Instructions to follow: Go through the listing and set it down exactly, leaving out its pictures.

● ● ● ● ● ● ●

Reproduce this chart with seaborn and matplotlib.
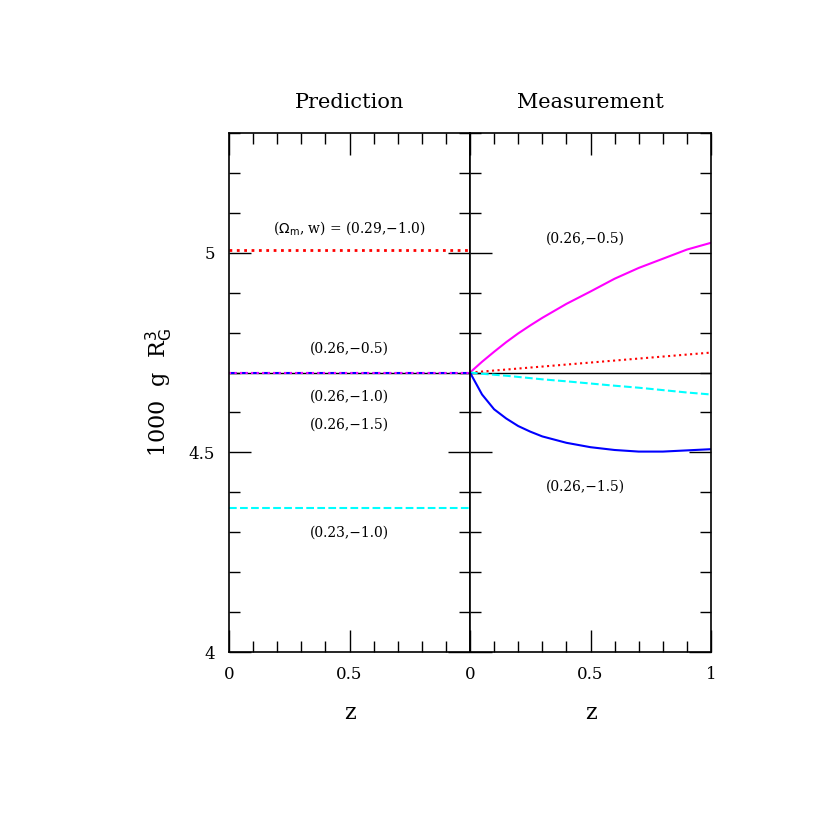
import matplotlib
matplotlib.use("Agg")
import matplotlib.pyplot as plt
import seaborn as sns
import numpy as np
from matplotlib.ticker import MultipleLocator

sns.set_style("ticks")
plt.rcParams['font.family'] = ['DejaVu Serif']
for k in ['text.color', 'axes.labelcolor', 'xtick.color', 'ytick.color', 'axes.edgecolor']:
    plt.rcParams[k] = 'black'

# Prediction panel (constant levels)
pred_z = [0.0, 1.0]
pred_red = [5.007, 5.007]
pred_mid = [4.70, 4.70]
pred_cyan = [4.36, 4.36]

# Measurement panel
meas_z = [0.0, 0.05, 0.1, 0.15, 0.2, 0.25, 0.3, 0.4, 0.5, 0.6, 0.7, 0.8, 0.9, 1.0]
meas_magenta = [4.70, 4.727, 4.752, 4.776, 4.798, 4.818, 4.837, 4.872, 4.903, 4.935, 4.962, 4.985, 5.008, 5.025]
meas_red = [4.70, 4.7025, 4.705, 4.7075, 4.71, 4.7125, 4.715, 4.72, 4.725, 4.73, 4.735, 4.74, 4.745, 4.75]
meas_black = [4.70] * 14
meas_cyan = [4.70, 4.697, 4.6945, 4.692, 4.689, 4.686, 4.683, 4.678, 4.6725, 4.667, 4.662, 4.656, 4.650, 4.645]
meas_blue = [4.70, 4.645, 4.608, 4.585, 4.566, 4.552, 4.540, 4.524, 4.513, 4.506, 4.502, 4.502, 4.505, 4.508]

fig = plt.figure(figsize=(8.3, 8.3), dpi=100)
ax1 = fig.add_axes([229/830, 1-652/830, 241/830, 519/830])
ax2 = fig.add_axes([470/830, 1-652/830, 241/830, 519/830], sharey=ax1)

sns.lineplot(x=pred_z, y=pred_red, ax=ax1, color='red', linestyle=':', lw=2)
sns.lineplot(x=pred_z, y=pred_mid, ax=ax1, color='black', lw=1)
sns.lineplot(x=pred_z, y=pred_mid, ax=ax1, color='blue', linestyle='--', lw=1.5)
sns.lineplot(x=pred_z, y=pred_mid, ax=ax1, color='magenta', linestyle=':', lw=1.5)
sns.lineplot(x=pred_z, y=pred_cyan, ax=ax1, color='cyan', linestyle='--', lw=1.5)

sns.lineplot(x=meas_z, y=meas_magenta, ax=ax2, color='magenta', lw=1.5)
sns.lineplot(x=meas_z, y=meas_red, ax=ax2, color='red', linestyle=':', lw=1.5)
sns.lineplot(x=meas_z, y=meas_black, ax=ax2, color='black', lw=1)
sns.lineplot(x=meas_z, y=meas_cyan, ax=ax2, color='cyan', linestyle='--', lw=1.5)
sns.lineplot(x=meas_z, y=meas_blue, ax=ax2, color='blue', lw=1.5)

for ax in (ax1, ax2):
    ax.set_xlim(0, 1)
    ax.set_ylim(4, 5.3)
    ax.xaxis.set_major_locator(MultipleLocator(0.5))
    ax.xaxis.set_minor_locator(MultipleLocator(0.1))
    ax.yaxis.set_major_locator(MultipleLocator(0.5))
    ax.yaxis.set_minor_locator(MultipleLocator(0.1))
    ax.tick_params(which='both', direction='in', top=True, right=True, labelsize=12)
    ax.tick_params(which='major', length=16, width=1, pad=10)
    ax.tick_params(which='minor', length=8, width=1)
    ax.xaxis.set_major_formatter(plt.FuncFormatter(lambda v, p: f"{v:g}"))
    ax.yaxis.set_major_formatter(plt.FuncFormatter(lambda v, p: f"{v:g}"))
    for s in ax.spines.values():
        s.set_linewidth(1.2)
    ax.set_xlabel('z', fontsize=16, labelpad=14)
ax1.xaxis.set_major_formatter(plt.FuncFormatter(lambda v, p: "" if v > 0.9 else f"{v:g}"))
plt.setp(ax2.get_yticklabels(), visible=False)
ax1.set_ylabel(r'1000  g  R$_\mathrm{G}^3$', fontsize=16, labelpad=10)
ax1.set_title('Prediction', fontsize=15, pad=18)
ax2.set_title('Measurement', fontsize=15, pad=18)

ax1.text(0.5, 5.05, r'($\Omega_\mathrm{m}$, w) = (0.29,$-$1.0)', ha='center', fontsize=10)
ax1.text(0.5, 4.75, '(0.26,−0.5)', ha='center', fontsize=10)
ax1.text(0.5, 4.64, '(0.26,−1.0)', ha='center', fontsize=10, va='center')
ax1.text(0.5, 4.57, '(0.26,−1.5)', ha='center', fontsize=10, va='center')
ax1.text(0.5, 4.30, '(0.23,−1.0)', ha='center', fontsize=10, va='center')
ax2.text(0.48, 5.035, '(0.26,−0.5)', ha='center', fontsize=10, va='center')
ax2.text(0.48, 4.415, '(0.26,−1.5)', ha='center', fontsize=10, va='center')

fig.savefig('out.png', dpi=100)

● ● ● ● ● ● ●

Final result:
Reproduce this chart with seaborn and matplotlib.
import matplotlib
matplotlib.use("Agg")
import matplotlib.pyplot as plt
import seaborn as sns
import numpy as np
from matplotlib.ticker import MultipleLocator

sns.set_style("ticks")
plt.rcParams['font.family'] = ['DejaVu Serif']
for k in ['text.color', 'axes.labelcolor', 'xtick.color', 'ytick.color', 'axes.edgecolor']:
    plt.rcParams[k] = 'black'

# Prediction panel (constant levels)
pred_z = [0.0, 1.0]
pred_red = [5.007, 5.007]
pred_mid = [4.70, 4.70]
pred_cyan = [4.36, 4.36]

# Measurement panel
meas_z = [0.0, 0.05, 0.1, 0.15, 0.2, 0.25, 0.3, 0.4, 0.5, 0.6, 0.7, 0.8, 0.9, 1.0]
meas_magenta = [4.70, 4.727, 4.752, 4.776, 4.798, 4.818, 4.837, 4.872, 4.903, 4.935, 4.962, 4.985, 5.008, 5.025]
meas_red = [4.70, 4.7025, 4.705, 4.7075, 4.71, 4.7125, 4.715, 4.72, 4.725, 4.73, 4.735, 4.74, 4.745, 4.75]
meas_black = [4.70] * 14
meas_cyan = [4.70, 4.697, 4.6945, 4.692, 4.689, 4.686, 4.683, 4.678, 4.6725, 4.667, 4.662, 4.656, 4.650, 4.645]
meas_blue = [4.70, 4.645, 4.608, 4.585, 4.566, 4.552, 4.540, 4.524, 4.513, 4.506, 4.502, 4.502, 4.505, 4.508]

fig = plt.figure(figsize=(8.3, 8.3), dpi=100)
ax1 = fig.add_axes([229/830, 1-652/830, 241/830, 519/830])
ax2 = fig.add_axes([470/830, 1-652/830, 241/830, 519/830], sharey=ax1)

sns.lineplot(x=pred_z, y=pred_red, ax=ax1, color='red', linestyle=':', lw=2)
sns.lineplot(x=pred_z, y=pred_mid, ax=ax1, color='black', lw=1)
sns.lineplot(x=pred_z, y=pred_mid, ax=ax1, color='blue', linestyle='--', lw=1.5)
sns.lineplot(x=pred_z, y=pred_mid, ax=ax1, color='magenta', linestyle=':', lw=1.5)
sns.lineplot(x=pred_z, y=pred_cyan, ax=ax1, color='cyan', linestyle='--', lw=1.5)

sns.lineplot(x=meas_z, y=meas_magenta, ax=ax2, color='magenta', lw=1.5)
sns.lineplot(x=meas_z, y=meas_red, ax=ax2, color='red', linestyle=':', lw=1.5)
sns.lineplot(x=meas_z, y=meas_black, ax=ax2, color='black', lw=1)
sns.lineplot(x=meas_z, y=meas_cyan, ax=ax2, color='cyan', linestyle='--', lw=1.5)
sns.lineplot(x=meas_z, y=meas_blue, ax=ax2, color='blue', lw=1.5)

for ax in (ax1, ax2):
    ax.set_xlim(0, 1)
    ax.set_ylim(4, 5.3)
    ax.xaxis.set_major_locator(MultipleLocator(0.5))
    ax.xaxis.set_minor_locator(MultipleLocator(0.1))
    ax.yaxis.set_major_locator(MultipleLocator(0.5))
    ax.yaxis.set_minor_locator(MultipleLocator(0.1))
    ax.tick_params(which='both', direction='in', top=True, right=True, labelsize=12)
    ax.tick_params(which='major', length=16, width=1, pad=10)
    ax.tick_params(which='minor', length=8, width=1)
    ax.xaxis.set_major_formatter(plt.FuncFormatter(lambda v, p: f"{v:g}"))
    ax.yaxis.set_major_formatter(plt.FuncFormatter(lambda v, p: f"{v:g}"))
    for s in ax.spines.values():
        s.set_linewidth(1.2)
    ax.set_xlabel('z', fontsize=16, labelpad=14)
ax1.xaxis.set_major_formatter(plt.FuncFormatter(lambda v, p: "" if v > 0.9 else f"{v:g}"))
plt.setp(ax2.get_yticklabels(), visible=False)
ax1.set_ylabel(r'1000  g  R$_\mathrm{G}^3$', fontsize=16, labelpad=10)
ax1.set_title('Prediction', fontsize=15, pad=18)
ax2.set_title('Measurement', fontsize=15, pad=18)

ax1.text(0.5, 5.05, r'($\Omega_\mathrm{m}$, w) = (0.29,$-$1.0)', ha='center', fontsize=10)
ax1.text(0.5, 4.75, '(0.26,−0.5)', ha='center', fontsize=10)
ax1.text(0.5, 4.64, '(0.26,−1.0)', ha='center', fontsize=10, va='center')
ax1.text(0.5, 4.57, '(0.26,−1.5)', ha='center', fontsize=10, va='center')
ax1.text(0.5, 4.30, '(0.23,−1.0)', ha='center', fontsize=10, va='center')
ax2.text(0.48, 5.035, '(0.26,−0.5)', ha='center', fontsize=10, va='center')
ax2.text(0.48, 4.415, '(0.26,−1.5)', ha='center', fontsize=10, va='center')

fig.savefig('out.png', dpi=100)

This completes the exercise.